_AVAILABLE DATA_
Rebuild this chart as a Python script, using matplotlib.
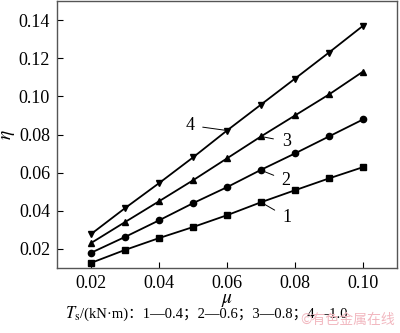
import numpy as np
import matplotlib.pyplot as plt

plt.rcParams['font.family'] = ['Liberation Serif', 'Noto Sans CJK SC']
plt.rcParams['mathtext.fontset'] = 'stix'

# friction coefficient and efficiency for four torque levels
mu = [0.02, 0.03, 0.04, 0.05, 0.06, 0.07, 0.08, 0.09, 0.10]
eta_1 = [0.0127, 0.0195, 0.0257, 0.0315, 0.0377, 0.0445, 0.0508, 0.0570, 0.0629]
eta_2 = [0.0180, 0.0263, 0.0350, 0.0440, 0.0524, 0.0615, 0.0701, 0.0790, 0.0879]
eta_3 = [0.0231, 0.0341, 0.0450, 0.0560, 0.0675, 0.0790, 0.0900, 0.1010, 0.1130]
eta_4 = [0.0278, 0.0414, 0.0545, 0.0680, 0.0821, 0.0957, 0.1093, 0.1230, 0.1370]
curve_ids = ['1', '2', '3', '4']
markers = ['s', 'o', '^', 'v']
xticks = [0.02, 0.04, 0.06, 0.08, 0.10]
yticks = [0.02, 0.04, 0.06, 0.08, 0.10, 0.12, 0.14]

fig = plt.figure(figsize=(4.0, 3.33), dpi=100)
ax = fig.add_axes([0.1425, 0.195, 0.85, 0.802])

for eta, m in zip([eta_1, eta_2, eta_3, eta_4], markers):
    ax.plot(mu, eta, color='black', lw=1.3, marker=m, ms=4.5)

# curve numbers with leader lines
label_pos = [(0.0776, 0.0367), (0.0774, 0.0560), (0.0774, 0.0764), (0.0491, 0.0848)]
anchor = [(0.07, 0.0445), (0.07, 0.0613), (0.07, 0.079), (0.06, 0.0821)]
for cid, (lx, ly), (px, py) in zip(curve_ids, label_pos, anchor):
    ax.annotate(cid, xy=(px, py), xytext=(lx, ly), fontsize=13,
                ha='center', va='center',
                arrowprops=dict(arrowstyle='-', color='black', lw=0.7,
                                shrinkA=4, shrinkB=0))

ax.set_xlim(0.01, 0.11)
ax.set_ylim(0.01, 0.15)
ax.set_xticks(xticks)
ax.set_yticks(yticks)
ax.set_xticklabels([f'{v:.2f}' for v in xticks])
ax.set_yticklabels([f'{v:.2f}' for v in yticks])
ax.tick_params(direction='in', length=4, labelsize=13, pad=5)
for s in ax.spines.values():
    s.set_color('#555555')
    s.set_linewidth(1.0)

ax.set_xlabel(r'$\mu$', fontsize=14, labelpad=0)
ax.set_ylabel(r'$\eta$', fontsize=14, labelpad=1)

# torque legend line under the axes
t_sym = fig.text(0.162, 0.057, r'$T_{\rm s}$', fontsize=12, ha='left', va='center')
ax.annotate('/(kN·m)：1—0.4；2—0.6；3—0.8；4—1.0', xy=(1.0, 0.5),
            xycoords=t_sym, fontsize=10.5, ha='left', va='center')
fig.text(0.988, 0.04, '©有色金属在线', fontsize=10, color='#f2b8c0',
         ha='right', va='center', family=['Noto Sans CJK SC', 'DejaVu Sans'])

fig.savefig('out.png', dpi=100)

_PROBLEM DETAILS_
Transcribe the full listing above exactly, with the images removed.

_ANSWER TO THIS EXERCISE_
Rebuild this chart as a Python script, using matplotlib.
import numpy as np
import matplotlib.pyplot as plt

plt.rcParams['font.family'] = ['Liberation Serif', 'Noto Sans CJK SC']
plt.rcParams['mathtext.fontset'] = 'stix'

# friction coefficient and efficiency for four torque levels
mu = [0.02, 0.03, 0.04, 0.05, 0.06, 0.07, 0.08, 0.09, 0.10]
eta_1 = [0.0127, 0.0195, 0.0257, 0.0315, 0.0377, 0.0445, 0.0508, 0.0570, 0.0629]
eta_2 = [0.0180, 0.0263, 0.0350, 0.0440, 0.0524, 0.0615, 0.0701, 0.0790, 0.0879]
eta_3 = [0.0231, 0.0341, 0.0450, 0.0560, 0.0675, 0.0790, 0.0900, 0.1010, 0.1130]
eta_4 = [0.0278, 0.0414, 0.0545, 0.0680, 0.0821, 0.0957, 0.1093, 0.1230, 0.1370]
curve_ids = ['1', '2', '3', '4']
markers = ['s', 'o', '^', 'v']
xticks = [0.02, 0.04, 0.06, 0.08, 0.10]
yticks = [0.02, 0.04, 0.06, 0.08, 0.10, 0.12, 0.14]

fig = plt.figure(figsize=(4.0, 3.33), dpi=100)
ax = fig.add_axes([0.1425, 0.195, 0.85, 0.802])

for eta, m in zip([eta_1, eta_2, eta_3, eta_4], markers):
    ax.plot(mu, eta, color='black', lw=1.3, marker=m, ms=4.5)

# curve numbers with leader lines
label_pos = [(0.0776, 0.0367), (0.0774, 0.0560), (0.0774, 0.0764), (0.0491, 0.0848)]
anchor = [(0.07, 0.0445), (0.07, 0.0613), (0.07, 0.079), (0.06, 0.0821)]
for cid, (lx, ly), (px, py) in zip(curve_ids, label_pos, anchor):
    ax.annotate(cid, xy=(px, py), xytext=(lx, ly), fontsize=13,
                ha='center', va='center',
                arrowprops=dict(arrowstyle='-', color='black', lw=0.7,
                                shrinkA=4, shrinkB=0))

ax.set_xlim(0.01, 0.11)
ax.set_ylim(0.01, 0.15)
ax.set_xticks(xticks)
ax.set_yticks(yticks)
ax.set_xticklabels([f'{v:.2f}' for v in xticks])
ax.set_yticklabels([f'{v:.2f}' for v in yticks])
ax.tick_params(direction='in', length=4, labelsize=13, pad=5)
for s in ax.spines.values():
    s.set_color('#555555')
    s.set_linewidth(1.0)

ax.set_xlabel(r'$\mu$', fontsize=14, labelpad=0)
ax.set_ylabel(r'$\eta$', fontsize=14, labelpad=1)

# torque legend line under the axes
t_sym = fig.text(0.162, 0.057, r'$T_{\rm s}$', fontsize=12, ha='left', va='center')
ax.annotate('/(kN·m)：1—0.4；2—0.6；3—0.8；4—1.0', xy=(1.0, 0.5),
            xycoords=t_sym, fontsize=10.5, ha='left', va='center')
fig.text(0.988, 0.04, '©有色金属在线', fontsize=10, color='#f2b8c0',
         ha='right', va='center', family=['Noto Sans CJK SC', 'DejaVu Sans'])

fig.savefig('out.png', dpi=100)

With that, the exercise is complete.